L'industria tedesca, pur avendo un grande potenziale, era uscita dalla guerra stremata. Da allora gli stessi paesi vincitori, soprattutto gli Stati Uniti, si erano resi conto della necessità di sostenere l'economia tedesca con ingenti finanziamenti. Questi finanziamenti avevano creato un curioso triangolo in cui la Germania usava gran parte di queste risorse per pagare i debiti a Gran Bretagna e Francia, e queste a loro volta usavano i capitali per pagare i propri debiti. Dunque questo sistema sarebbe sopravvissuto fin quando gli U.S.A. fossero stati in grado di esportare capitali in Germania.
Un secondo elemento di fragilità del sistema economico internazionale era costituito dall'assenza di un Paese guida credibile, con la volontà e un'influenza tale da correggere eventuali crisi economiche globali. Dopo la Grande guerra il primato sarebbe dovuto passare in mano agli Stati Uniti, i quali, pur avendo un apparato industriale di gran lunga superiore a quello degli altri paesi, tuttavia non si impadronirono dello status internazionale che gli sarebbe spettato a causa di una politica isolazionista (status che rimase in mano alla Gran Bretagna). L'assenza di un'appropriata guida economico-finanziaria si rifletteva in modo drammatico sul sistema internazionale: nella conferenza di Genova del 1922 venne definito un sistema misto, noto come gold exchange standard, che da una parte garantiva respiro all'economia britannica, dall'altro affidava alla sua finanza un ruolo di regolatore dell'economia internazionale che non era in grado di assumere.
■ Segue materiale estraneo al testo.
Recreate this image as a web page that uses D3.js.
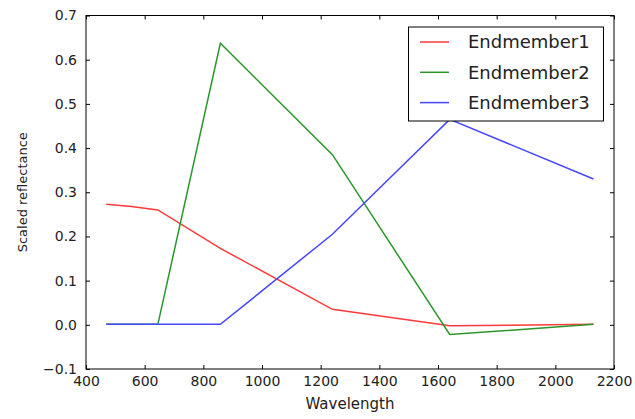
<!DOCTYPE html>
<html>
<head>
<meta charset="utf-8">
<script src="https://cdn.jsdelivr.net/npm/d3@7"></script>
<style>
  body { margin: 0; background: #fff; }
  svg text { font-family: "DejaVu Sans", sans-serif; fill: #222; }
</style>
</head>
<body>
<svg id="chart"></svg>
<script>
const width = 635;
const height = 419;

const wavelengths = [469, 555, 645, 858, 1240, 1640, 2130];
const endmember1 = [0.273, 0.268, 0.260, 0.173, 0.035, -0.002, 0.001];
const endmember2 = [0.001, 0.001, 0.001, 0.637, 0.385, -0.022, 0.001];
const endmember3 = [0.001, 0.001, 0.001, 0.001, 0.205, 0.465, 0.330];
const seriesNames = ["Endmember1", "Endmember2", "Endmember3"];
const seriesColors = ["#ff3a3a", "#2a962a", "#4646ff"];
const xTicks = [400, 600, 800, 1000, 1200, 1400, 1600, 1800, 2000, 2200];
const yTicks = [-0.1, 0.0, 0.1, 0.2, 0.3, 0.4, 0.5, 0.6, 0.7];

const plot = { left: 86, top: 15.5, right: 614, bottom: 369 };

const svg = d3.select("#chart")
  .attr("width", width)
  .attr("height", height);

const x = d3.scaleLinear().domain([400, 2200]).range([plot.left, plot.right]);
const y = d3.scaleLinear().domain([-0.1, 0.7]).range([plot.bottom, plot.top]);

// series lines
const allSeries = [endmember1, endmember2, endmember3];
const line = d3.line()
  .x((d, i) => x(wavelengths[i]))
  .y(d => y(d));

allSeries.forEach((s, k) => {
  svg.append("path")
    .datum(s)
    .attr("fill", "none")
    .attr("stroke", seriesColors[k])
    .attr("stroke-width", 1.5)
    .attr("d", line);
});

// axes, ticks inside on all four sides
const tickLen = 4;
svg.append("g")
  .attr("transform", `translate(0,${plot.bottom})`)
  .call(d3.axisBottom(x).tickValues(xTicks).tickSizeInner(-tickLen).tickSizeOuter(0).tickPadding(7).tickFormat(d3.format("d")));
svg.append("g")
  .attr("transform", `translate(0,${plot.top})`)
  .call(d3.axisTop(x).tickValues(xTicks).tickSizeInner(-tickLen).tickSizeOuter(0).tickFormat(""));
svg.append("g")
  .attr("transform", `translate(${plot.left},0)`)
  .call(d3.axisLeft(y).tickValues(yTicks).tickSizeInner(-tickLen).tickSizeOuter(0).tickPadding(9).tickFormat(d => d3.format(".1f")(d).replace("-", "\u2212")));
svg.append("g")
  .attr("transform", `translate(${plot.right},0)`)
  .call(d3.axisRight(y).tickValues(yTicks).tickSizeInner(-tickLen).tickSizeOuter(0).tickFormat(""));

svg.selectAll(".domain").remove();
svg.selectAll(".tick line").attr("stroke", "#000");
svg.selectAll(".tick text").attr("font-size", 14).attr("fill", "#222");

svg.append("rect")
  .attr("x", plot.left)
  .attr("y", plot.top)
  .attr("width", plot.right - plot.left)
  .attr("height", plot.bottom - plot.top)
  .attr("fill", "none")
  .attr("stroke", "#000")
  .attr("stroke-width", 1);

// axis labels
svg.append("text")
  .attr("x", (plot.left + plot.right) / 2)
  .attr("y", 409)
  .attr("text-anchor", "middle")
  .attr("font-size", 15)
  .text("Wavelength");

svg.append("text")
  .attr("transform", `translate(27,${(plot.top + plot.bottom) / 2}) rotate(-90)`)
  .attr("text-anchor", "middle")
  .attr("font-size", 13)
  .text("Scaled reflectance");

// legend
const legend = svg.append("g");
legend.append("rect")
  .attr("x", 408.5)
  .attr("y", 27)
  .attr("width", 195)
  .attr("height", 94)
  .attr("fill", "#fff")
  .attr("stroke", "#000");

seriesNames.forEach((name, k) => {
  const ly = 42 + k * 30.3;
  legend.append("line")
    .attr("x1", 420).attr("x2", 449)
    .attr("y1", ly).attr("y2", ly)
    .attr("stroke", seriesColors[k])
    .attr("stroke-width", 1.5);
  legend.append("text")
    .attr("x", 468)
    .attr("y", ly)
    .attr("dy", "0.35em")
    .attr("font-size", 18)
    .text(name);
});
</script>
</body>
</html>
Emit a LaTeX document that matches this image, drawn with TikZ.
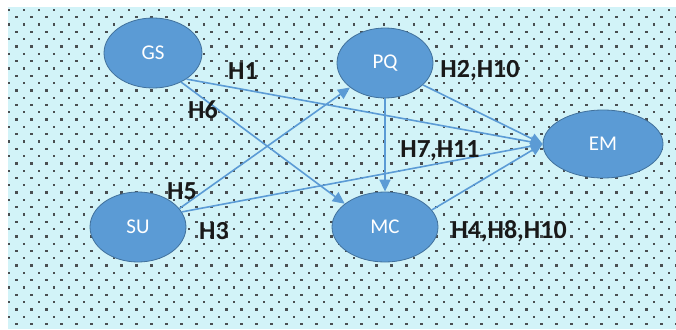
\documentclass[tikz,border=0pt]{standalone}
\usepackage{fontspec}
\setmainfont{Carlito}
\usetikzlibrary{arrows.meta,shapes.geometric}

\definecolor{paper}{HTML}{D2F3F8}
\definecolor{dotc}{HTML}{4A4F52}
\definecolor{nodefill}{HTML}{5B9BD5}
\definecolor{nodeline}{HTML}{41719C}
\definecolor{linkc}{HTML}{5B9BD5}

\tikzset{
  construct/.style={ellipse, fill=nodefill, draw=nodeline, line width=0.8pt,
    inner sep=0pt, minimum height=70pt, text=white,
    font=\fontsize{21}{21}\selectfont},
  link/.style={draw=linkc, line width=1.6pt,
    -{Triangle[length=12pt,width=11pt]}},
  hyp/.style={font=\bfseries\fontsize{26}{26}\selectfont, text=black!90,
    inner sep=0pt, anchor=center}
}

\begin{document}
\begin{tikzpicture}[x=1pt,y=-1pt]
  \useasboundingbox (0,0) rectangle (676,329);
  \fill[white] (0,0) rectangle (676,329);

  % dotted panel
  \fill[paper] (8,7) rectangle (676,329);
  \begin{scope}
    \clip (8,7) rectangle (676,329);
    \foreach \r [evaluate=\r as \yy using {10+7.3*\r},
                 evaluate=\r as \xo using {9+7.5*mod(\r,2)}] in {0,...,43}{
      \foreach \c [evaluate=\c as \xx using {\xo+15*\c}] in {0,...,44}{
        \fill[dotc] (\xx-1.1,\yy-1.1) rectangle ++(2.3,2.3);
      }
    }
  \end{scope}

  % constructs
  \node[construct, minimum width=98pt]  (GS) at (153,53)  {GS};
  \node[construct, minimum width=96pt]  (PQ) at (385,63)  {PQ};
  \node[construct, minimum width=120pt, minimum height=68pt] (EM) at (603,144) {EM};
  \node[construct, minimum width=96pt]  (SU) at (138,227) {SU};
  \node[construct, minimum width=106pt] (MC) at (385,227) {MC};

  % hypothesised paths
  \draw[link] (GS.-38) -- (EM.west);
  \draw[link] (GS.-46) -- (MC.150);
  \draw[link] (SU.24)  -- (PQ.215);
  \draw[link] (SU.19)  -- (EM.west);
  \draw[link] (PQ.-30) -- (EM.west);
  \draw[link] (PQ.south) -- (MC.north);
  \draw[link] (MC.20)  -- (EM.west);

  % hypothesis labels
  \node[hyp] (h1)  at (243,71)  {H1};
  \node[hyp] (h6)  at (203,110) {H6};
  \node[hyp] (h2)  at (480,71)  {H2,H10};
  \node[hyp] (h7)  at (440,151) {H7,H11};
  \node[hyp] (h5)  at (182,191) {H5};
  \node[hyp] (h3)  at (214,231) {H3};
  \node[hyp] (h4)  at (509,231) {H4,H8,H10};
\end{tikzpicture}
\end{document}
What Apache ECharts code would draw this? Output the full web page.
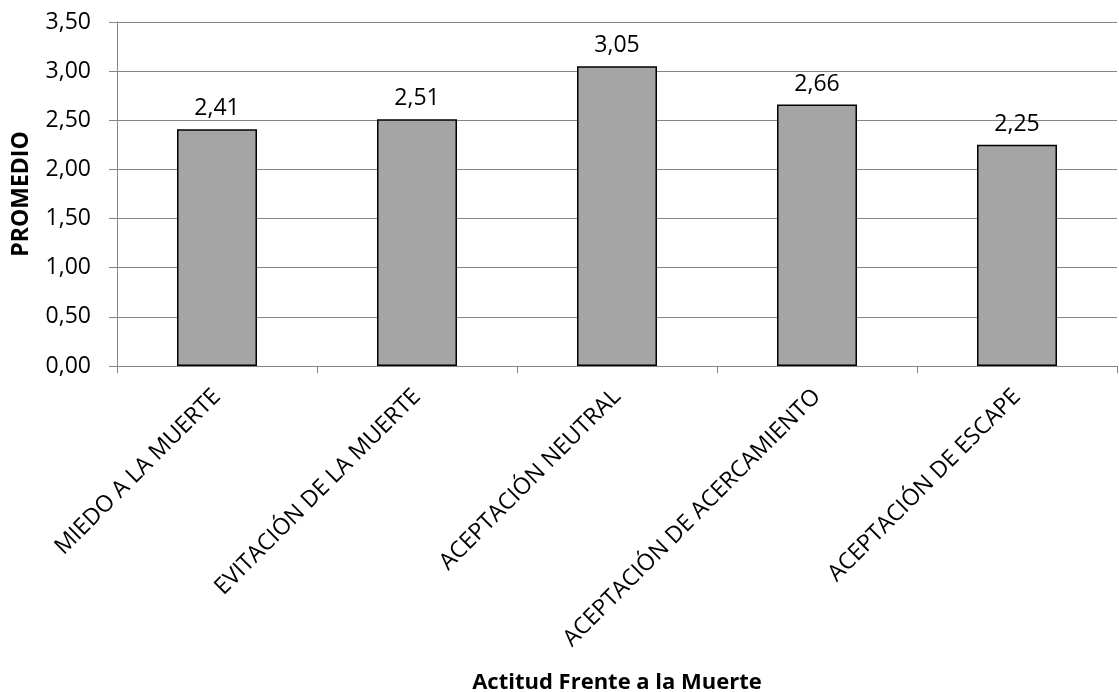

La crisi si propagò rapidamente a tutti i paesi che avevano stretti rapporti finanziari con gli Stati Uniti, a partire da quelli europei che si erano affidati all'aiuto economico degli americani dopo la Prima guerra mondiale, ovvero Gran Bretagna, Austria e Germania, dove il ritiro dei prestiti americani fece saltare il complesso e delicato sistema delle riparazioni di guerra, trascinando nella crisi anche Francia e Italia. In tutti questi paesi si assistette a un drastico calo della produzione seguito da diminuzione dei prezzi, crolli in borsa, fallimenti e chiusura di industrie e banche, aumento di disoccupati (12 milioni negli USA, 6 in Germania, 3 in Gran Bretagna). In Italia, allo scoppio della grande crisi, Mussolini ordinò di ignorare totalmente l'evento, tanto era sicuro che gli effetti nel nostro Paese non si sarebbero fatti sentire: invece, l'economia nazionale entrò in una profonda crisi che portò alla nascita del IRI (Istituto per la Ricostruzione Industriale) e che durò fino alla fine degli anni trenta.Va notato che la crisi non colpì l'economia dell'URSS, la quale in quegli anni aveva inaugurato il suo primo piano quinquennale con l'obiettivo di creare una base industriale moderna. Restarono inoltre immuni dalla crisi anche il Giappone - che affrontò la crisi (inclusa la guerra) con misure inflazionistiche - e i Paesi scandinavi che, in quanto esportatori di particolari materie prime, non risentirono della riduzione della domanda dei loro prodotti.
Nel 1931 la Gran Bretagna abbandonò il gold standard, imitata subito dai paesi scandinavi. Nel 1934 sterlina e dollaro vennero fortemente svalutati.